English, English SDH, French, and Spanish subtitles are available.
THE EXTRAS
The commentary by Alex and Stephen Kendrick is a surprisingly nuts-and-bolts track, delving into the technical challenges brought on by the shoestring budget. The tradeoff is it’s coming from two guys who don’t know the first thing about making movies.
All of the following are presented in high-def:
The Making of Courageous (23 minutes) does give you some idea of how the production was put together, but much of the time it plays more like a commercial for the RED cameras used during filming.
A dozen deleted scenes (11 minutes) offer more sermonizing.
Outrageous: Outtakes and Bloopers (7 minutes) is an unfunny gag reel (much of which is obviously staged).

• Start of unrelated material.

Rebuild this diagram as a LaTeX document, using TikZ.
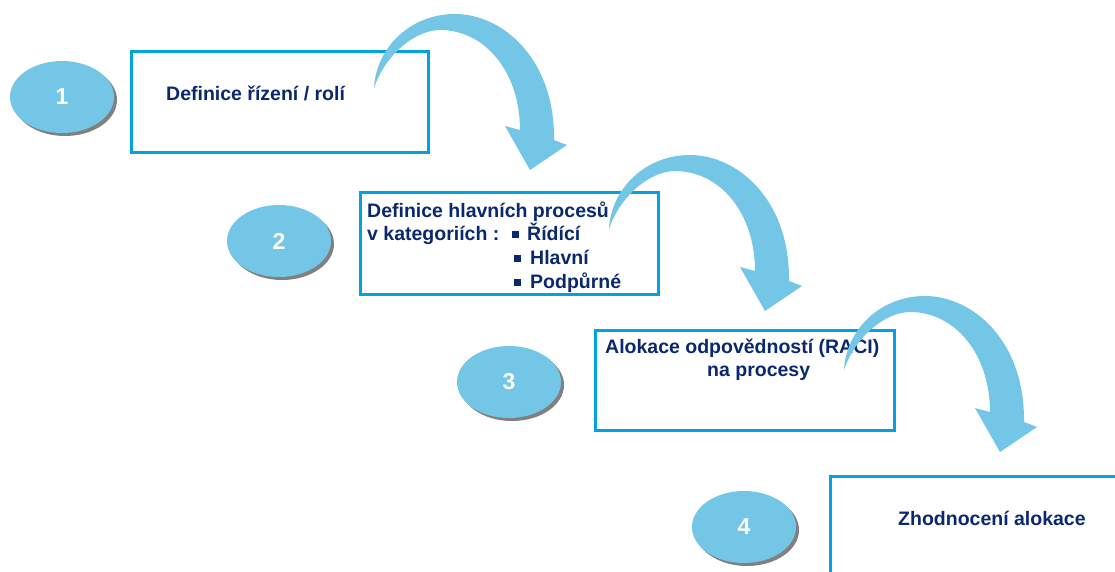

Courageous in 60 Seconds (1 minute) attempts (and fails) to humorously boil the movie down to a minute-long montage.
The Heart of Courageous (3 minutes) finds various members of the cast and crew talking about what it means to be a father.
The Story of My Father (9 minutes) has nothing to do with Courageous. It’s actually about two of the actors from Facing the Giants, but for reasons that are never explained appears here instead of there.
A code to access an UltraViolet digital copy is also included.
FINAL THOUGHT
If you’re looking for anything other than a heavy-handed sermon, look elsewhere.